On Wednesday, NDP leader Tom Mulcair unveiled a Senate abolition campaign called "Roll up the Red Carpet," with a website and online petition. Within hours of going live, it had received thousand of petitioners.
Mulcair condemned the Senate as an unelected body that can "reverse legislation that was duly adopted by people who have been elected," such as in 2010, when Jack Layton’s climate change bill was defeated by a Senate made up mostly of "party bag men and defeated candidates."
Tom Mulcair launches a campaign to abolish the Senate.
Mulcair acknowledges the difficulty of abolishing the Senate because it would require opening up the Constitution and, possibly, unanimous consent of all provinces and territories. "We know how complex it is going to be. If you don't start, if you are not serious about it you will never get it done."
The House has been raucous since the Victoria Day break, and especially since Wright's resignation on Sunday of the the long weekend.
On Tuesday morning, Harper gave a rare public speech to his caucus, unsuccessfully attempting to blunt the issue. "I’m not happy, I’m very upset about some conduct we have witnessed — the conduct of some parliamentarians and the conduct of my own office," he told his caucus. From that point, he went on to trumpet his party's achievements in office and evade the Senate expense issue completely.

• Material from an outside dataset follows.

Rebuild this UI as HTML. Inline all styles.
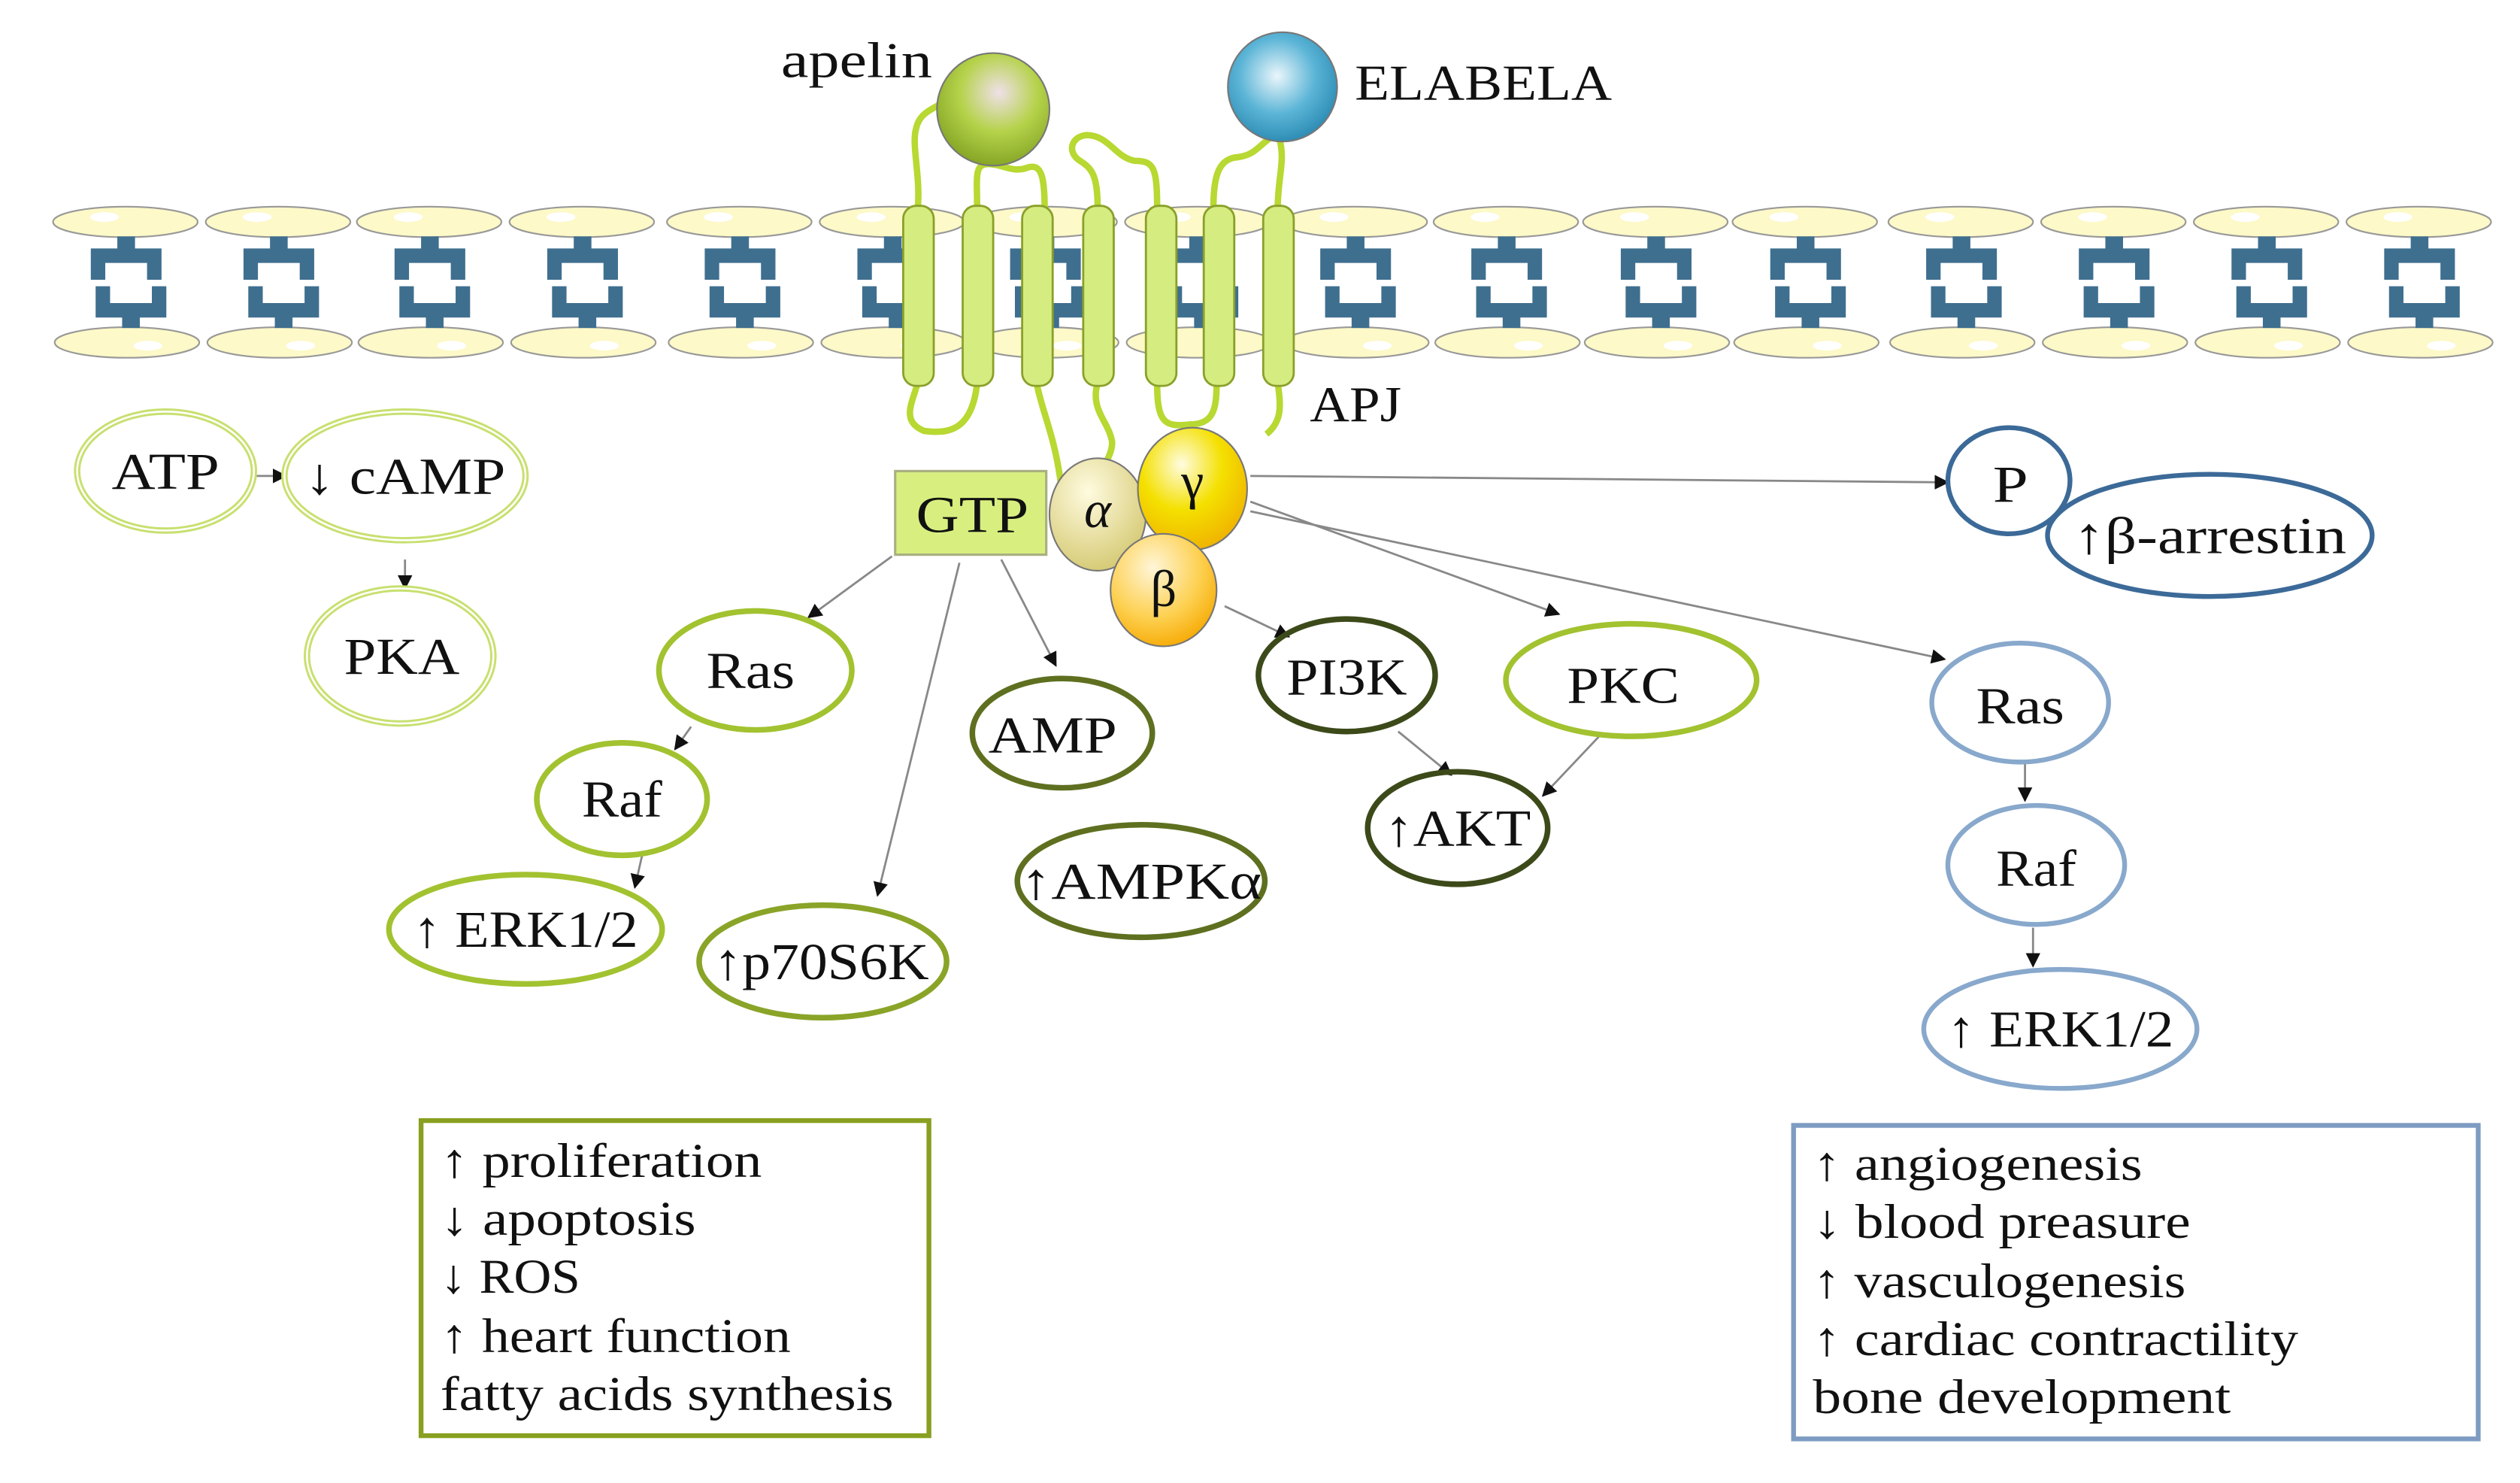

Tom Mulcair was no more impressed than any other observers of federal politics. "This is a scandal that’s not going to go away," he told reporters. "We have the Prime Minister’s Chief of Staff in the Prime Minister’s Office with a taxpayer-paid lawyer concocting a document so that a Conservative-named Senator can avoid testifying properly before a Senate proceeding, and we’re not supposed to be able to see the document. It’s a supposed gift of $90,000. Nothing more is known about it so far. We want to get to the bottom of it. Canadians have a right to know… We know that this is a proper scandal. This Senate-gate is not going away."
In the House, Liberal Ralph Goodale charged, "This is about unethical, possibly illegal behaviour in the Prime Minister's inner circle. All of last week and again today the Prime Minister showed nothing but contempt for ordinary Canadians: no answers, no accountability, no apology. Ordinary Canadians do not have a sugar daddy in the Prime Minister's office. Ordinary Canadians pay their debts. Ordinary Canadians do not get to blockade an audit, whitewash a Senate report and pocket $90,000. Who gave the orders for this Conservative corruption and tabled the emails?"
Foreign affairs minister John Baird looked nervous, responding for the Prime Minister, who left after his caucus speech for a three-day trip to South America. Baird repeatedly said that he and his leader were unaware of what happened until it was reported in the news and that no documented agreement existed between Wright and Duffy.
NDP house leader Nathan Cullen said, "Canadians deserve answers. The Minister of Foreign Affairs is repeatedly saying, 'Two independent authorities are looking into the matter.' Can the Minister of Foreign Affairs tell us who these authorities are, and is one of them the RCMP? If not, why not?"
Under repeated questioning, Baird ultimately admitted one is the Ethics Commissioner and the other, the same Senate committee accused of whitewashing Duffy's report.
Justin Trudeau said the Conservatives are morally corrupt. "The problem remains– a member (the second highest or the highest) non-elected member of the executive paid off a parliamentarian $90,000 to obstruct an audit, to make a problem, a political problem go away. This is as serious as a heart attack."
Justin Trudeay says Conservative corruption is "as serious as a heart attack."
When asked by Straight Goods News if the scandal is symptomatic of the patronage that goes with the Senate, Trudeau shifted quickly to criticizing Stephen Harper.
"I think it’s a mistake to focus too much on the Senate in this situation. I understand why the Conservatives want to turn it to the Senate. The problem is with the Prime Minister. The problem is with the Prime Minister’s Office, the most controlling, unaccountable office that we’ve ever had that is paying off parliamentarians to obstruct an investigation into improper expenses."